At eight years old, it’s still in the early adopter phase but he claims around 7% of all Aussies that travel currently use Airbnb and the tipping point to becoming mainstream is around 30%. Airbnb started 2015 with 27% awareness in Australia. By the end of the year it was 46% and the aspiration is to close out 2016 at 66%. Roy Morgan puts it ahead of more established sites such as Lastminute.com, STA Travel and Stayz in terms of recognition.
Australia is Airbnb’s “most advanced” market in terms of penetration and awareness, if not size, and will be a focus for the disruptor’s activity this year. Under Airbnb’s global management strategy, its 13-strong exec team each take on a different region to “sponsor” every year and in 2016 Mildenhall’s is Australia. The idea is that the leadership doesn’t get wrapped up in a “San Francisco mindset,” but really knows what’s going on in local markets at a micro level.
“We’re travel brand that resides in local neighbourhoods so to be truly authentic the travel experience has to be incredibly local. So I’m managing this wonderful tension of being a global iconic brand and a deeply local brand, not just with citizens of a country, but citizens of specific neighbourhoods,” he says.
The startup is a very different world to Coke – one of the world’s biggest spending advertisers and most globally recognised brands. But that challenger position is what gives the brand freedom to be innovative, according to Mildenhall and removes the fear from the organisation.
“Dollars wise it’s a fraction of Coke but because I’m not tied to legacy sponsorship or retail deals, the In terms of marketing budget, I feel richer than I’ve ever felt.”
Without being drawn on just how much, or little, that figure is, Mildenhall did say that it has doubled it’s dollar investment in Australia year on year. Over the last 12 months it launched its first outdoor and TV campaigns and ramped up partnerships with Mardi Gras and the Sydney Opera House.
This year Mildenhall is carving out a significant slice of his digital budget to “figure out what excellence in mobile marketing looks like” after admitting the brand isn’t where it should be in mobile. It will also be venturing into its first programmatic creative this year, targeting its digital content to its target consumer.
“When you’re working with an established brand, honestly, as a marketer one of your biggest considerations is fear of messing things up. You’ve got so much to lose. Being a brand that is growing so quickly, there’s no fear. A lot of marketing organisations are implicitly driven by fear of loosing what they already have. Airbnb is implicitly driven by the excitement of gaining what we’ve not yet got.”

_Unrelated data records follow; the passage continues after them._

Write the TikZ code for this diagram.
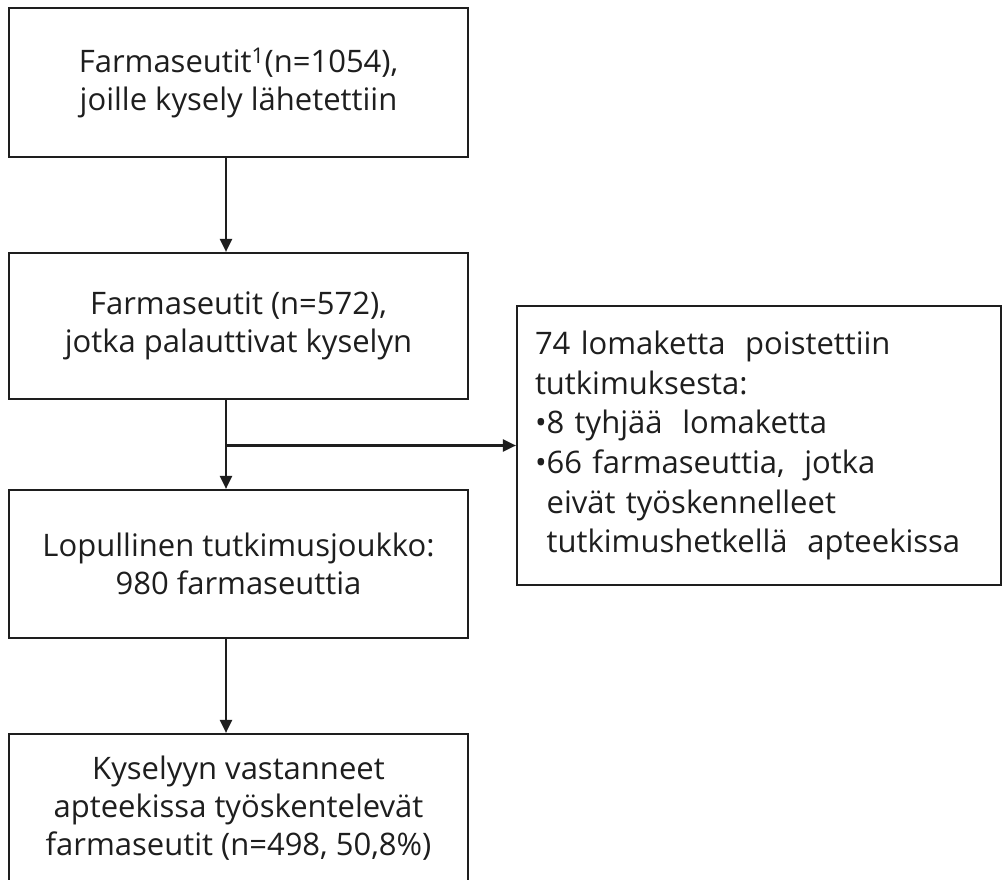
\documentclass[tikz,border=0pt]{standalone}
\usepackage{fontspec}
\setmainfont{Open Sans}
\usetikzlibrary{arrows.meta}
\definecolor{ink}{HTML}{1E1E1E}
\begin{document}
\begin{tikzpicture}[x=1pt,y=-1pt,
  box/.style={draw=ink, line width=2.2pt, text=ink, align=center,
    font=\fontsize{31}{38}\selectfont, inner sep=0pt},
  arr/.style={draw=ink, line width=2.2pt, -{Triangle[width=12pt,length=13pt]}}]
\fill[white] (0,0) rectangle (1002,880);
\useasboundingbox (0,0) rectangle (1002,880);
\node[box, minimum width=459, minimum height=149] (b1) at (238.5,82.5)
  {Farmaseutit\textsuperscript{1}(n=1054),\\joille kysely lähetettiin};
\node[box, minimum width=459, minimum height=146] (b2) at (238.5,326)
  {Farmaseutit (n=572),\\jotka palauttivat kyselyn};
\node[box, minimum width=459, minimum height=148] (b3) at (238.5,564)
  {Lopullinen tutkimusjoukko:\\980 farmaseuttia};
\node[box, minimum width=459, minimum height=148] (b4) at (238.5,808)
  {Kyselyyn vastanneet\\apteekissa työskentelevät\\farmaseutit (n=498, 50,8\%)};
\node[box, align=left, minimum width=484, minimum height=279, text width=448,
  inner xsep=18pt, font=\fontsize{31}{39.7}\selectfont] (rb) at (759,445.5)
  {74 lomaketta\hspace{0.3em} poistettiin\\
   tutkimuksesta:\\
   •8 tyhjää\hspace{0.3em} lomaketta\\
   •66 farmaseuttia,\hspace{0.3em} jotka\\
   \phantom{•}eivät työskennelleet\\
   \phantom{•}tutkimushetkellä\hspace{0.3em} apteekissa};
\coordinate (ax) at (226,0);
\coordinate (br) at (ax |- rb.west);
\draw[arr] (b1.south -| ax) -- (b2.north -| ax);
\draw[arr] (b2.south -| ax) -- (b3.north -| ax);
\draw[arr] (br) -- (rb.west);
\draw[arr] (b3.south -| ax) -- (b4.north -| ax);
\end{tikzpicture}
\end{document}
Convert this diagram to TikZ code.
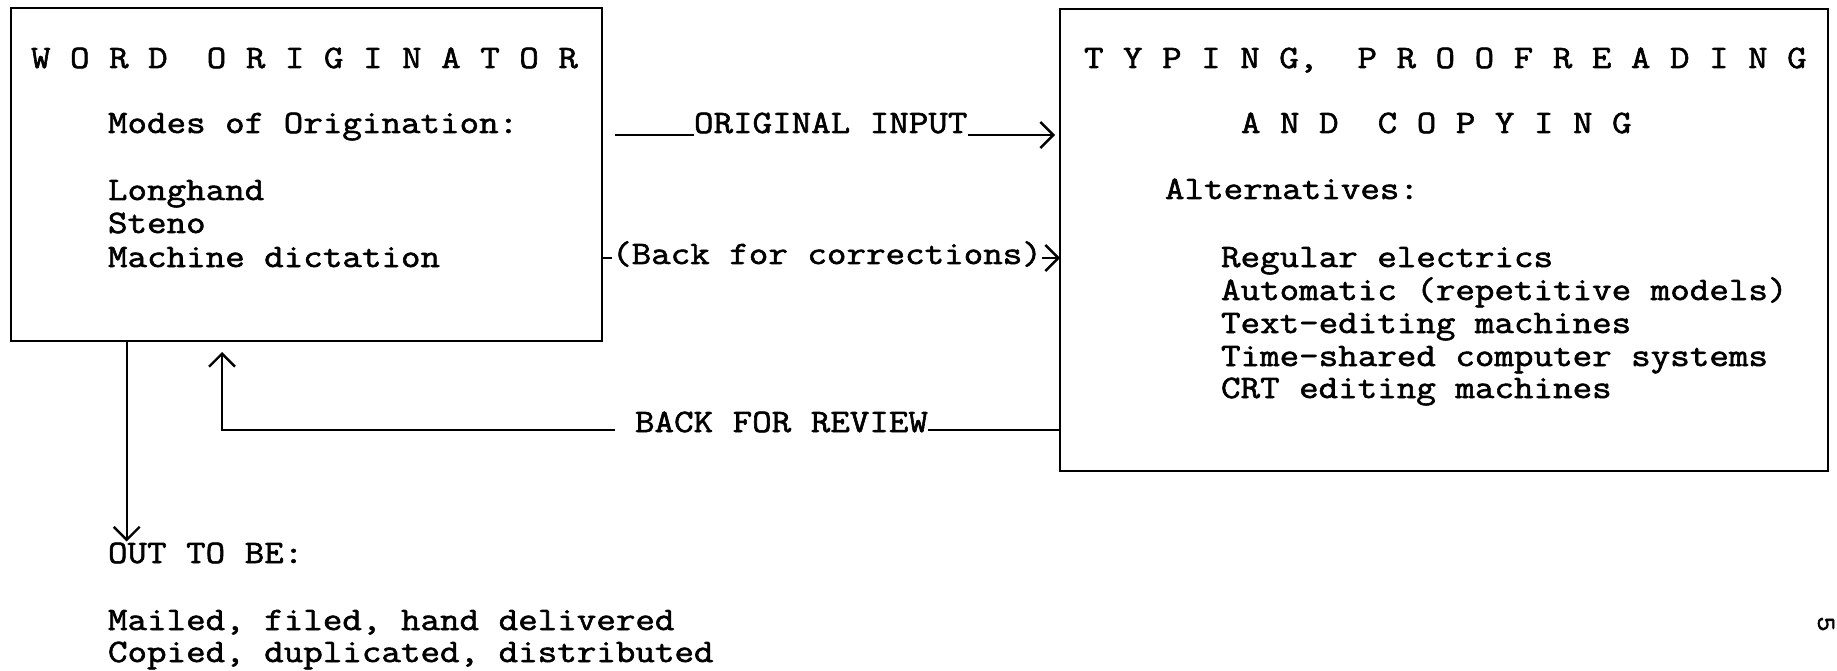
\documentclass[tikz,border=0pt]{standalone}
\usepackage{fontspec}
\newfontfamily\tw[FakeStretch=1.16, FakeBold=1.8]{Latin Modern Mono}
\usetikzlibrary{arrows.meta}
\tikzset{
  txt/.style={font=\tw\fontsize{32.7}{33}\selectfont, inner sep=0pt, outer sep=0pt, text=black},
  box/.style={draw, line width=2pt, inner sep=0pt, outer sep=0pt, anchor=north west},
  conn/.style={line width=1.8pt},
  tip/.style={conn, -{Straight Barb[length=13pt,width=26pt,line width=2.4pt]}},
}
\begin{document}
\begin{tikzpicture}[x=1pt,y=-1pt]
\useasboundingbox[fill=white] (0,0) rectangle (1837,671);
% boxes
\node[box, minimum width=591pt, minimum height=333pt] (lb) at (11,8) {};
\node[box, minimum width=768pt, minimum height=462pt] (rb) at (1060,9) {};
% left box text
\node[txt, anchor=base west] (t1) at (31,68) {W O R D~ O R I G I N A T O R};
\node[txt, anchor=base west] (t2) at (108,133) {Modes of Origination:};
\node[txt, anchor=base west] (m1) at (108,200) {Longhand};
\node[txt, anchor=base west] (m2) at (108,233) {Steno};
\node[txt, anchor=base west] (m3) at (108,267) {Machine dictation};
% right box text
\node[txt, anchor=base west] (r1) at (1084,68) {T Y P I N G,~ P R O O F R E A D I N G};
\node[txt, anchor=base west] (r2) at (1241,133) {A N D~ C O P Y I N G};
\node[txt, anchor=base west] (r3) at (1165,199) {Alternatives:};
\node[txt, anchor=base west] (a1) at (1221,267) {Regular electrics};
\node[txt, anchor=base west] (a2) at (1221,300) {Automatic (repetitive models)};
\node[txt, anchor=base west] (a3) at (1221,333) {Text-editing machines};
\node[txt, anchor=base west] (a4) at (1221,366) {Time-shared computer systems};
\node[txt, anchor=base west] (a5) at (1221,398) {CRT editing machines};
% ORIGINAL INPUT
\node[txt, anchor=base west] (oi) at (694,133) {ORIGINAL INPUT};
\coordinate (oiy) at (0,135);
\draw[conn, shorten <=13pt] (lb.east |- oiy) -- (oi.west |- oiy);
\draw[tip, shorten >=5pt] (oi.east |- oiy) -- (rb.west |- oiy);
% Back for corrections
\coordinate (bcy) at (0,258);
\draw[tip] (lb.east |- bcy) -- (rb.west |- bcy);
\node[txt, anchor=base, fill=white] (bc) at (827,264) {(Back for corrections)};
% BACK FOR REVIEW
\node[txt, anchor=base west] (br) at (635,432) {BACK FOR REVIEW};
\coordinate (bry) at (0,430);
\coordinate (corner) at (222,430);
\draw[conn] (rb.west |- bry) -- (br.east |- bry);
\draw[tip, shorten <=20pt, shorten >=11pt] (br.west |- bry) -- (corner) -- (corner |- lb.south);
% OUT TO BE
\node[txt, anchor=base west] (o1) at (108,563) {OUT TO BE:};
\node[txt, anchor=base west] (o2) at (108,630) {Mailed, filed, hand delivered};
\node[txt, anchor=base west] (o3) at (108,662) {Copied, duplicated, distributed};
\coordinate (dn) at (126.7,541.5);
\draw[tip] (dn |- lb.south) -- (dn);
% page mark
\node[txt, rotate=-90, font=\tw\fontsize{26}{28}\selectfont] (pg) at (1826,624) {5};
\end{tikzpicture}
\end{document}
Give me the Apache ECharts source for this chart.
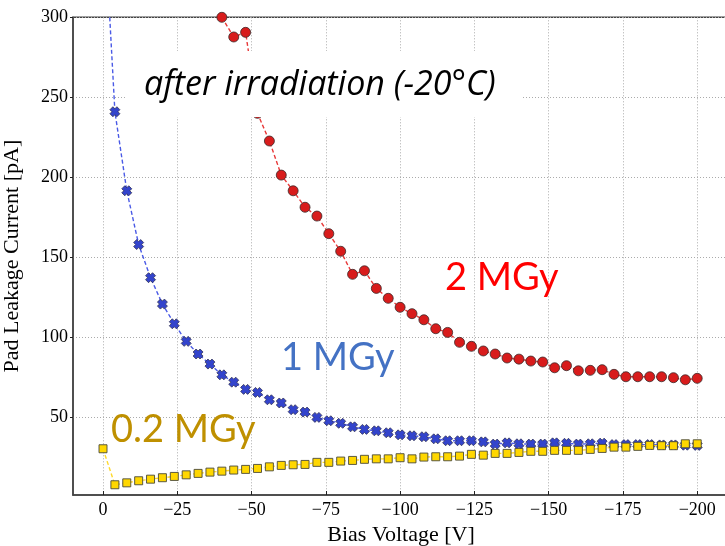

There is one fundamental difference between what Airbnb offers and what its heroes like Coke, Disney and Nike have in common, however.
“Those brands got there because they are incredibly consistent with the product experience – yet for Airbnb every single home is different so we have to do it through values driven messaging. It’s why the review system on Airbnb is the most valuable part of our platform,” he says.
“I’m not selling a night, or trying to get another home on the platform as a result of ads. What I am trying to do is get the world to think about humanity in a more positive and optimistic way. I think all big brands, it doesn’t matter if you’re Apple or Coke or Nike, you need to think of the legacy that your marketing output is having in the world not just the impact that the marketing is having on sales.”
“The biggest thing all marketers should think of is ‘what is the story?’. Human beings remember stories. After the media dollars are spent. I don’t know if there’s going to be great recall for those brands that don’t know how to tell great stories. What frustrates me about the marketing industry, is that the things that people remember are the marketing platforms that tried to make a difference in culture. We keep going through these iconic chapters or marketing stories that inspire people and they’re always purpose driven - they’re never just product stuff.
“The marketing industry has a huge ambition to be relevant to pop culture and yet a very short-sighted way of practising it.”
Like any business Airbnb has to balance the long-term brand building with short-term activity that will drive the business now and those lofty aspirations and mission statements are worth nothing if they don’t also perform for the business. The budget is weighed 60/40 towards short-term sales activity - performance marketing that drive people to the site but three questions govern the investment decisions Airbnb makes into its marketing: is this investment having short term sales return? Is it having a long term impact on the brand? Is this short term business driving activity compromising the long term brand?
“I’m a champion of purpose driven stuff, but also a champion of making sure marketing is delivering value to the business, and managing that tension is one of the most interesting aspects of a marketer’s job today.”